Culture

A Modest Proposal: An ‘Inclusion Rider’ for Ideological Diversity

Frances McDormand accepts the award for best performance by an actress in a leading role for "Three Billboards Outside Ebbing, Missouri" at the Oscars on Sunday, March 4, 2018, at the Dolby Theatre in Los Angeles. (Photo by Chris Pizzello/Invision/AP)

On Sunday night, actress Frances McDormand won the Oscar for Best Actress for her role in “Three Billboards Outside Ebbing, Missouri.” She concluded her speech by asking all the women in the audience to stand with her, and ended by saying, “I have two words to leave you with tonight, ladies and gentlemen: inclusion rider.”

“There is, has always been, available to everybody that does a negotiation on a film, an inclusion rider, which means you can ask for and/or demand at least 50 percent diversity in not only the casting but also the crew,” McDormand later explained. “The fact that I just learn that after 35 years of being in the film business — we’re not going back.”

McDormand quickly made it clear exactly what kind of diversity she prized so highly. “So the whole idea of women ‘trending,’ no. No trending. African-Americans ‘trending?’ No. No trending. It changes now,” she said.

Perhaps more racial diversity and more women in cinema would be a good thing, but this kind of diversity papers over a tragic lack of deeper diversity in Hollywood. Cinema may need new faces, but what it really needs is new ideas.

Even the New York Times‘s Neil Gross admitted that liberalism dominates Hollywood.

Polling data on actors’ political views are hard to come by. But there’s evidence beyond award-show behavior and Instagram feeds to suggest that the stereotype of the liberal actor squares with reality. For example, where Hillary Clinton received three votes for every one that went to Donald Trump in Los Angeles County as a whole, actor-heavy areas like the Hollywood Hills recorded even more-lopsided tallies. Likewise, the Center for Responsive Politics reports that individuals and firms in the television, movie and music industries gave $84 million in campaign contributions during the 2016 election cycle, with 80 percent going to Democrats.

It is no secret that Hollywood skews liberal. Films wantonly demonize Republicans, push climate change hysteria, twist the true history of the crusades, and constantly push whatever the Left’s next agenda might be.

This doesn’t mean films are all or mostly bad, but it does mean the country’s cinematic elite desperately needs an injection of a new perspective. As Hollywood turns to remake after remake after remake, an inclusion of new ideas is extremely important. Perhaps the entertainment industry should consider conservative, Christian, or even — oh horrors! — Republican perspectives.
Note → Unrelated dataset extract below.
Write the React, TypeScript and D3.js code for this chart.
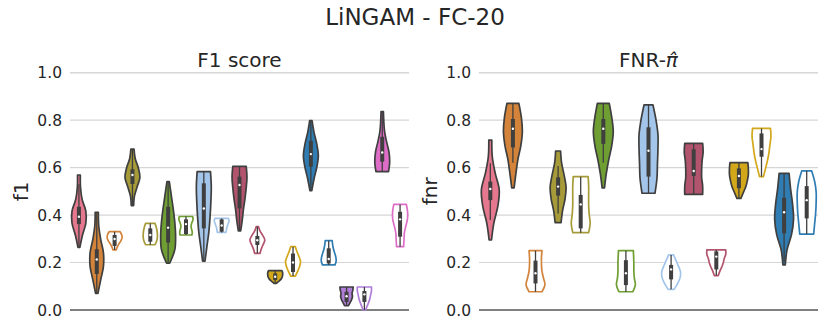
import * as d3 from "d3";

const W = 830;
const H = 332;
const FONT = "DejaVu Sans";
const TEXT = "#262626";
const EDGE = "#3f3f3f";

// one colour per method (muted, as seaborn draws them)
const hueColors = [
  "#e5778f", // pink
  "#d3843a", // orange
  "#a69b38", // olive
  "#6f9e33", // green
  "#a3c5ea", // light blue
  "#b3546e", // rose
  "#d2a81a", // gold
  "#2f7db3", // blue
  "#b07dd8", // purple
  "#dd6dc7", // magenta
];

const yTicks = [0, 0.2, 0.4, 0.6, 0.8, 1.0];

// ---- F1 score panel ----
const f1Hue = [0, 1, 1, 2, 2, 3, 3, 4, 4, 5, 5, 6, 6, 7, 7, 8, 8, 9, 9];
const f1Filled = [1, 1, 0, 1, 0, 1, 0, 1, 0, 1, 0, 1, 0, 1, 0, 1, 0, 1, 0];
// [min, whiskerLow, q1, median, q3, whiskerHigh, max]
const f1Box = [
  [0.264, 0.264, 0.362, 0.393, 0.435, 0.53, 0.569],
  [0.07, 0.07, 0.152, 0.213, 0.256, 0.41, 0.412],
  [0.253, 0.253, 0.27, 0.299, 0.316, 0.33, 0.33],
  [0.44, 0.44, 0.531, 0.569, 0.593, 0.678, 0.678],
  [0.275, 0.275, 0.288, 0.316, 0.344, 0.365, 0.365],
  [0.197, 0.197, 0.284, 0.347, 0.435, 0.541, 0.541],
  [0.316, 0.316, 0.32, 0.362, 0.382, 0.394, 0.394],
  [0.206, 0.206, 0.344, 0.428, 0.534, 0.583, 0.583],
  [0.327, 0.327, 0.33, 0.356, 0.382, 0.386, 0.386],
  [0.333, 0.333, 0.428, 0.527, 0.562, 0.605, 0.605],
  [0.239, 0.239, 0.274, 0.294, 0.312, 0.351, 0.351],
  [0.112, 0.112, 0.126, 0.14, 0.154, 0.166, 0.166],
  [0.143, 0.143, 0.16, 0.2, 0.238, 0.267, 0.267],
  [0.503, 0.503, 0.604, 0.657, 0.713, 0.798, 0.798],
  [0.19, 0.19, 0.196, 0.215, 0.26, 0.292, 0.292],
  [0.018, 0.018, 0.034, 0.058, 0.077, 0.097, 0.097],
  [0.0, 0.0, 0.034, 0.066, 0.08, 0.097, 0.097],
  [0.583, 0.583, 0.625, 0.664, 0.73, 0.836, 0.836],
  [0.267, 0.267, 0.309, 0.382, 0.414, 0.445, 0.445],
];
// relative width at evenly spaced points from min (first) to max (last)
const f1Density = [
  [0.12, 0.45, 0.88, 0.88, 0.4, 0.2, 0.18],
  [0.15, 0.5, 0.85, 0.85, 0.5, 0.25, 0.2],
  [0.2, 0.35, 0.55, 0.8, 0.95, 0.9, 0.7],
  [0.15, 0.25, 0.6, 0.95, 0.75, 0.35, 0.2],
  [0.6, 0.8, 0.9, 0.9, 0.85, 0.75, 0.6],
  [0.2, 0.85, 0.95, 0.85, 0.65, 0.4, 0.15],
  [0.75, 0.8, 0.7, 0.65, 0.75, 0.9, 0.85],
  [0.15, 0.4, 0.65, 0.8, 0.9, 0.95, 0.85],
  [0.55, 0.6, 0.65, 0.75, 0.85, 0.95, 0.85],
  [0.15, 0.35, 0.5, 0.7, 0.85, 0.95, 0.85],
  [0.35, 0.5, 0.75, 0.95, 0.7, 0.35, 0.15],
  [0.15, 0.45, 0.75, 0.9, 0.95, 0.95, 0.85],
  [0.3, 0.6, 0.85, 0.95, 0.75, 0.5, 0.3],
  [0.12, 0.4, 0.75, 0.95, 0.75, 0.4, 0.15],
  [0.8, 0.95, 0.9, 0.75, 0.6, 0.5, 0.45],
  [0.25, 0.45, 0.65, 0.75, 0.7, 0.8, 0.85],
  [0.15, 0.35, 0.55, 0.7, 0.8, 0.9, 0.9],
  [0.8, 0.95, 0.85, 0.55, 0.3, 0.2, 0.15],
  [0.45, 0.5, 0.55, 0.75, 0.95, 0.95, 0.8],
];

// ---- FNR panel ----
const fnrHue = [0, 1, 1, 2, 2, 3, 3, 4, 4, 5, 5, 6, 6, 7, 7];
const fnrFilled = [1, 1, 0, 1, 0, 1, 0, 1, 0, 1, 0, 1, 0, 1, 0];
const fnrBox = [
  [0.295, 0.379, 0.463, 0.51, 0.541, 0.618, 0.716],
  [0.515, 0.62, 0.685, 0.764, 0.805, 0.871, 0.871],
  [0.077, 0.077, 0.112, 0.155, 0.208, 0.25, 0.25],
  [0.368, 0.407, 0.482, 0.52, 0.559, 0.607, 0.67],
  [0.326, 0.326, 0.344, 0.445, 0.485, 0.562, 0.562],
  [0.515, 0.62, 0.7, 0.764, 0.805, 0.871, 0.871],
  [0.077, 0.077, 0.105, 0.155, 0.21, 0.25, 0.25],
  [0.492, 0.492, 0.562, 0.671, 0.77, 0.864, 0.864],
  [0.087, 0.087, 0.129, 0.171, 0.19, 0.232, 0.232],
  [0.487, 0.487, 0.565, 0.586, 0.677, 0.702, 0.702],
  [0.145, 0.145, 0.171, 0.225, 0.247, 0.253, 0.253],
  [0.47, 0.47, 0.513, 0.565, 0.597, 0.621, 0.621],
  [0.562, 0.562, 0.646, 0.678, 0.744, 0.765, 0.765],
  [0.19, 0.2, 0.323, 0.412, 0.473, 0.576, 0.576],
  [0.32, 0.32, 0.386, 0.463, 0.522, 0.586, 0.586],
];
const fnrDensity = [
  [0.12, 0.35, 0.75, 0.9, 0.5, 0.2, 0.15],
  [0.12, 0.3, 0.5, 0.8, 0.95, 0.85, 0.6],
  [0.65, 0.95, 0.8, 0.65, 0.6, 0.6, 0.65],
  [0.3, 0.45, 0.7, 0.8, 0.6, 0.35, 0.25],
  [0.8, 0.95, 0.85, 0.8, 0.8, 0.8, 0.75],
  [0.12, 0.3, 0.55, 0.85, 1.0, 0.85, 0.6],
  [0.7, 0.95, 0.85, 0.8, 0.8, 0.78, 0.75],
  [0.65, 0.85, 0.9, 0.95, 0.95, 0.75, 0.45],
  [0.3, 0.65, 0.9, 0.95, 0.75, 0.5, 0.25],
  [0.9, 0.9, 0.8, 0.8, 0.85, 0.95, 0.9],
  [0.2, 0.35, 0.55, 0.7, 0.8, 0.95, 0.95],
  [0.2, 0.45, 0.7, 0.85, 0.95, 0.95, 0.9],
  [0.2, 0.4, 0.6, 0.75, 0.85, 0.95, 0.9],
  [0.12, 0.3, 0.75, 0.95, 0.85, 0.65, 0.5],
  [0.7, 0.8, 0.9, 0.95, 0.95, 0.8, 0.5],
];

const PLOT_TOP = 72.7;
const PLOT_BOTTOM = 310;

type PanelProps = {
  left: number;
  right: number;
  title: React.ReactNode;
  ylabel: string;
  hue: number[];
  filled: number[];
  box: number[][];
  density: number[][];
};

const Panel = ({ left, right, title, ylabel, hue, filled, box, density }: PanelProps) => {
  const y = d3.scaleLinear().domain([0, 1]).range([PLOT_BOTTOM, PLOT_TOP]);
  const x = d3
    .scaleBand<number>()
    .domain(d3.range(hue.length))
    .range([left, right])
    .padding(0);
  const half = (x.bandwidth() * 0.88) / 2;
  const cx = (i: number) => (x(i) as number) + x.bandwidth() / 2;

  return (
    <g>
      <text
        x={(left + right) / 2}
        y={67}
        fontSize={20}
        textAnchor="middle"
        fill={TEXT}
      >
        {title}
      </text>
      <text
        transform={`translate(${left - 42},${(PLOT_TOP + PLOT_BOTTOM) / 2}) rotate(-90)`}
        fontSize={20}
        textAnchor="middle"
        fill={TEXT}
      >
        {ylabel}
      </text>

      {/* grid */}
      {yTicks.map((t) => (
        <g key={t}>
          {t > 0 && (
            <line
              x1={left}
              x2={right}
              y1={y(t)}
              y2={y(t)}
              stroke="#d6d6d6"
              strokeWidth={t === 1 ? 1.6 : 1.1}
            />
          )}
          <text
            x={left - 8}
            y={y(t) + 5.6}
            fontSize={15.5}
            textAnchor="end"
            fill={TEXT}
          >
            {t.toFixed(1)}
          </text>
        </g>
      ))}
      <line x1={left} x2={right} y1={y(0)} y2={y(0)} stroke="#808080" strokeWidth={2} />

      {/* violins */}
      {box.map((b, i) => {
        const [mn, wlo, q1, med, q3, whi, mx] = b;
        const dens = density[i];
        const pts = dens.map((w, k) => ({
          v: mn + ((mx - mn) * k) / (dens.length - 1),
          w,
        }));
        const area = d3
          .area<{ v: number; w: number }>()
          .y((p) => y(p.v))
          .x0((p) => cx(i) - p.w * half)
          .x1((p) => cx(i) + p.w * half)
          .curve(d3.curveCatmullRom.alpha(0.5));
        const color = hueColors[hue[i]];
        const isFilled = filled[i] === 1;
        return (
          <g key={i}>
            <path
              d={area(pts) || ""}
              fill={isFilled ? color : "white"}
              stroke={isFilled ? EDGE : color}
              strokeWidth={1.7}
              strokeLinejoin="round"
            />
            <line
              x1={cx(i)}
              x2={cx(i)}
              y1={y(wlo)}
              y2={y(whi)}
              stroke={EDGE}
              strokeWidth={1.3}
            />
            <line
              x1={cx(i)}
              x2={cx(i)}
              y1={y(q1)}
              y2={y(q3)}
              stroke={EDGE}
              strokeWidth={4}
            />
            <circle cx={cx(i)} cy={y(med)} r={1.2} fill="white" />
          </g>
        );
      })}
    </g>
  );
};

export default function App() {
  return (
    <svg
      width={W}
      height={H}
      style={{ position: "absolute", left: 0, top: 0, background: "white" }}
      fontFamily={FONT}
    >
      <rect width={W} height={H} fill="white" />
      <text x={415} y={25} fontSize={23} textAnchor="middle" fill={TEXT}>
        LiNGAM - FC-20
      </text>
      <Panel
        left={70}
        right={409}
        title="F1 score"
        ylabel="f1"
        hue={f1Hue}
        filled={f1Filled}
        box={f1Box}
        density={f1Density}
      />
      <Panel
        left={479}
        right={818}
        title={
          <>
            FNR-<tspan fontStyle="italic">π̂</tspan>
          </>
        }
        ylabel="fnr"
        hue={fnrHue}
        filled={fnrFilled}
        box={fnrBox}
        density={fnrDensity}
      />
    </svg>
  );
}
This inclusion might even have the added benefit of making celebrities’ political videos less noxious to so many Americans. If Hollywood’s liberal elites had to work side-by-side with thinking conservatives, they might hesitate to dismiss and demonize any dissent from Leftist orthodoxy.

In addition to pushing for a racial and sexual inclusion rider, McDormand and her fellow celebrities should advocate for an ideological inclusion rider. Imagine if Hollywood liberals demanded films hire conservatives to work alongside them — that would take true guts and real courage.

Even better, it would infuse new ideas into Hollywood. Perhaps the entertainment industry needs more women. Perhaps it needs people with darker skin and who represent different parts of the world. More than anything else, however, Hollywood needs new ideas and new perspectives that would challenge the industry’s liberal monotony and appeal to the millions of conservatives across the country — and around the world.